The U.S. Conference of Catholic Bishops inserted their opinion of Democratic plans for health care reform into many church bulletins today, mostly updating their October 8 letter to Congress.
Predictably, they oppose any provision that favors abortion and makes life more difficult for health care workers who want to distance themselves from abortions. And they assert that all the committee-passed bills have those provisions. But the bishops also repeated their concern that the plans “do not provide adequate access to health care for immigrants and the poor.”
Of course, the bills aren’t mainly designed for the poor; they’re designed to funnel health services to middle-income people as far up the income scale as possible. The early versions included subsidies for families earning up to $110,000 in annual income. And even though the two most prominent versions — the Baucus bill and the new Pelosi bill — have set $88,000 as the ceiling for federal subsidies, that is still well above the national average income.

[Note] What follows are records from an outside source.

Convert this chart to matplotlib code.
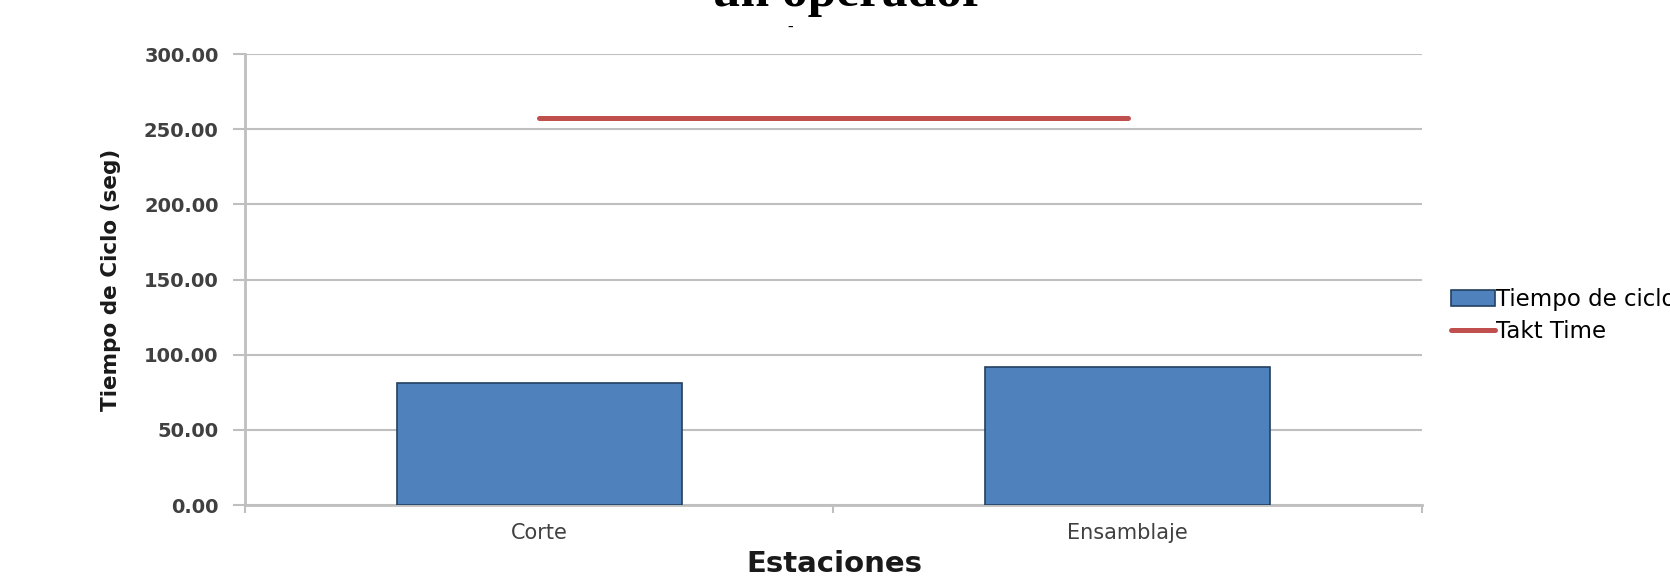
import matplotlib
matplotlib.use("Agg")
import matplotlib.pyplot as plt
import numpy as np

# datos
estaciones = ["Corte", "Ensamblaje"]
tiempo_ciclo = [81.2, 91.8]
takt_time = [257.5, 257.5]
y_ticks = [0, 50, 100, 150, 200, 250, 300]

gris = "#BFBFBF"
texto = "#404040"

fig = plt.figure(figsize=(16.70, 5.81), dpi=100)
ax = fig.add_axes([0.1467, 0.1308, 0.7048, 0.7762])

x = np.arange(len(estaciones))
barras = ax.bar(x, tiempo_ciclo, width=0.485, color="#4F81BD", edgecolor="#243F60",
                linewidth=1.2, zorder=3, label="Tiempo de ciclo")
linea, = ax.plot(x, takt_time, color="#C0504D", linewidth=3.6, solid_capstyle="round",
                 zorder=4, label="Takt Time")

ax.set_xlim(-0.5, 1.5)
ax.set_ylim(0, 300)
ax.set_yticks(y_ticks)
ax.set_yticklabels([f"{v:.2f}" for v in y_ticks], fontsize=14, fontweight="bold", color=texto)
ax.yaxis.grid(True, color=gris, linewidth=1.5, zorder=0)
ax.set_axisbelow(True)

# ticks del eje x en los limites de categoria, etiquetas en el centro
ax.set_xticks([-0.5, 0.5, 1.5])
ax.set_xticklabels([])
ax.set_xticks(x, minor=True)
ax.set_xticklabels(estaciones, minor=True, fontsize=15, color=texto)
ax.tick_params(axis="x", which="minor", length=0, pad=13)
ax.tick_params(axis="x", which="major", length=6, width=1.5, color=gris)
ax.tick_params(axis="y", length=9, width=1.5, color=gris, pad=10)

for s in ["top", "right"]:
    ax.spines[s].set_visible(False)
ax.spines["left"].set_color(gris)
ax.spines["left"].set_linewidth(2)
ax.spines["bottom"].set_color(gris)
ax.spines["bottom"].set_linewidth(2)

fig.text(111 / 1670, 1 - 280 / 581, "Tiempo de Ciclo (seg)", fontsize=15.5, fontweight="bold",
         color="#1a1a1a", rotation=90, ha="center", va="center")
fig.text(834 / 1670, 1 - 564 / 581, "Estaciones", fontsize=21, fontweight="bold",
         color="#1a1a1a", ha="center", va="center")

# titulo cortado en la parte superior
fig.text(848 / 1670, 1 - 6 / 581, "un operador", fontsize=37, fontweight="bold",
         family="Liberation Serif", ha="center", va="baseline")
fig.text(790 / 1670, 1 - 28 / 581, "-", fontsize=12, fontweight="bold",
         family="Liberation Serif", ha="center", va="center")

fig.legend([barras, linea], ["Tiempo de ciclo", "Takt Time"], loc="upper left",
           bbox_to_anchor=(1451 / 1670, 1 - 288 / 581),
           frameon=False, fontsize=16.5, handlelength=1.9, handletextpad=0.05,
           labelspacing=0.4, borderpad=0, borderaxespad=0)

fig.savefig("out.png", dpi=100)
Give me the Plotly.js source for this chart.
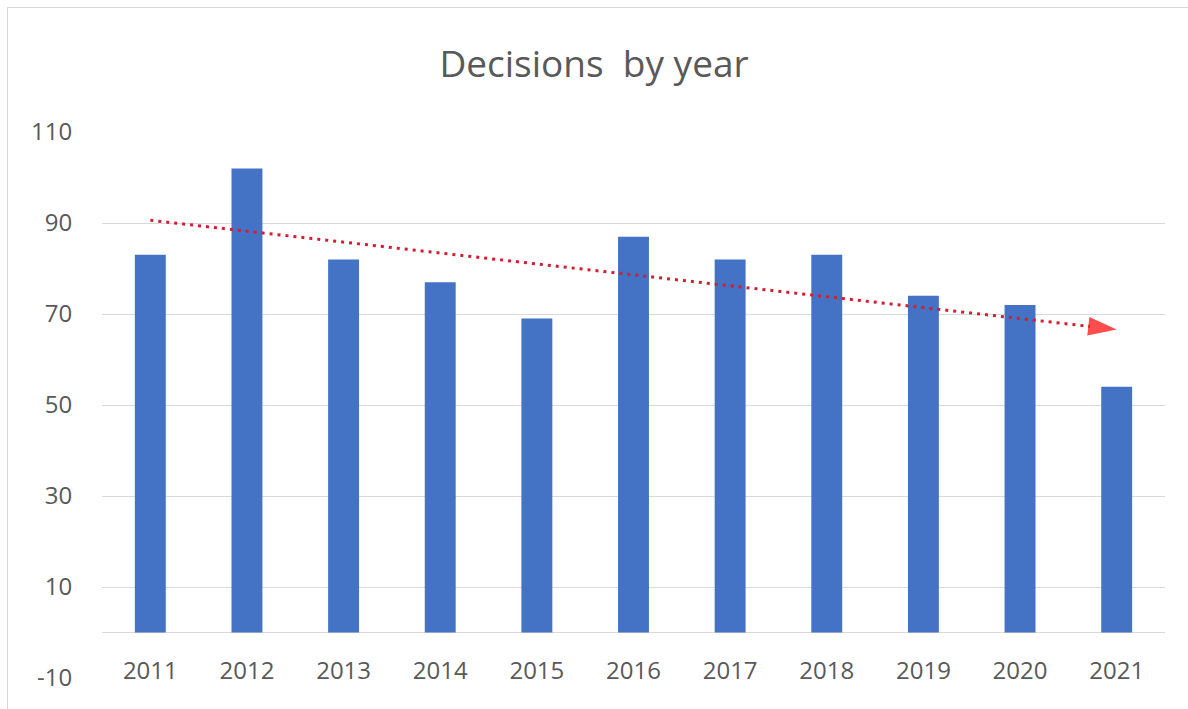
<!DOCTYPE html>
<html>
<head>
<meta charset="utf-8">
<script src="https://cdn.plot.ly/plotly-3.0.1.min.js"></script>
<style>
  html, body { margin: 0; padding: 0; background: #fff; }
  #wrap { position: relative; width: 1188px; height: 709px; }
  #chart { width: 1188px; height: 709px; }
  #frame { position: absolute; left: 7px; top: 7px; right: 0; bottom: 0;
           border-left: 1px solid #d9d9d9; border-top: 1px solid #d9d9d9; pointer-events: none; }
</style>
</head>
<body>
<div id="wrap"><div id="chart"></div><div id="frame"></div></div>
<script>
const years = ['2011','2012','2013','2014','2015','2016','2017','2018','2019','2020','2021'];
const decisions = [83, 102, 82, 77, 69, 87, 82, 83, 74, 72, 54];
// linear trendline (start at 2011, arrow tip at 2021)
const trendYears = [2011, 2021];
const trendValues = [90.6, 66.6];
const yTickVals = [-10, 10, 30, 50, 70, 90, 110];
const yTickText = ['-10', '10', '30', '50', '70', '90', '110'];

const bars = {
  type: 'bar', x: years, y: decisions,
  marker: { color: '#4472c4' },
  hoverinfo: 'x+y'
};
const trend = {
  type: 'scatter', mode: 'lines+markers', x: trendYears, y: trendValues,
  xaxis: 'x2',
  line: { color: 'rgb(210,30,50)', width: 3, dash: '3px,5px' },
  marker: { symbol: 'arrow', angleref: 'previous', size: [0, 30], color: '#ff0000', line: { width: 0 } },
  hoverinfo: 'skip'
};

const layout = {
  width: 1188, height: 709,
  margin: { l: 102, r: 23, t: 132, b: 31 },
  paper_bgcolor: '#ffffff', plot_bgcolor: '#ffffff',
  showlegend: false,
  bargap: 0.68,
  title: {
    text: 'Decisions  by year',
    font: { family: 'Open Sans, sans-serif', size: 37, color: '#595959' },
    x: 0.5, xanchor: 'center', y: 0.91, yanchor: 'middle'
  },
  font: { family: 'Open Sans, sans-serif', color: '#595959' },
  xaxis: {
    type: 'category',
    range: [-0.5, 10.5],
    anchor: 'free', position: 10/120,
    showgrid: false, showline: false, zeroline: false,
    ticks: 'outside', ticklen: 17, tickcolor: 'rgba(0,0,0,0)',
    tickfont: { size: 24, color: '#595959' }
  },
  xaxis2: {
    type: 'linear', overlaying: 'x', range: [2010.5, 2021.5],
    visible: false, showgrid: false, zeroline: false
  },
  yaxis: {
    range: [-10, 110],
    tickmode: 'array', tickvals: yTickVals, ticktext: yTickText,
    showgrid: true, gridcolor: '#d9d9d9', gridwidth: 1,
    zeroline: true, zerolinecolor: '#d9d9d9', zerolinewidth: 1,
    showline: false,
    ticks: 'outside', ticklen: 24, tickcolor: 'rgba(0,0,0,0)',
    tickfont: { size: 24, color: '#595959' }
  }
};

Plotly.newPlot('chart', [bars, trend], layout, { displayModeBar: false, staticPlot: true });
</script>
</body>
</html>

For years the income ceiling for many federal entitlement programs has been about $44,000. Is it a bad idea to double that amount, granting federal health care subsidies to families with two good cars, four cell phones and an HD-TV in the air-conditioned living room of a house they own?

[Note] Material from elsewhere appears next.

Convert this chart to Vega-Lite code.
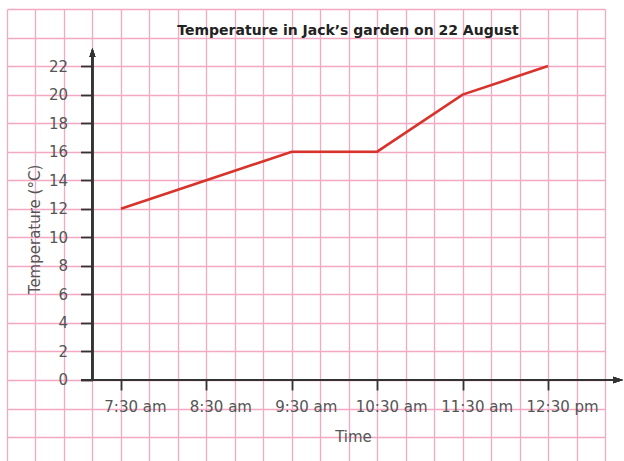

From the bishops’ perspective, although they favor a universal system, serving the poor should take priority. The bills could certainly be amended to help the poor more, but if they were as generous as the bishops would like, and still stay under the already stratospheric ceiling of $900 billion, those middle- and upper-middle-class subsidies would have to be jettisoned.
The long-term consequence of establishing middle-class health care entitlements is likely to be hard on the poor. The competition for federal health dollars is hard enough now, when the only other huge group staking a claim on them is the elderly, i.e. Medicare recipients. If anything like these bills passes, middle-income, working-age people will be the group getting the lion’s share of future health spending, because that’s where the votes are.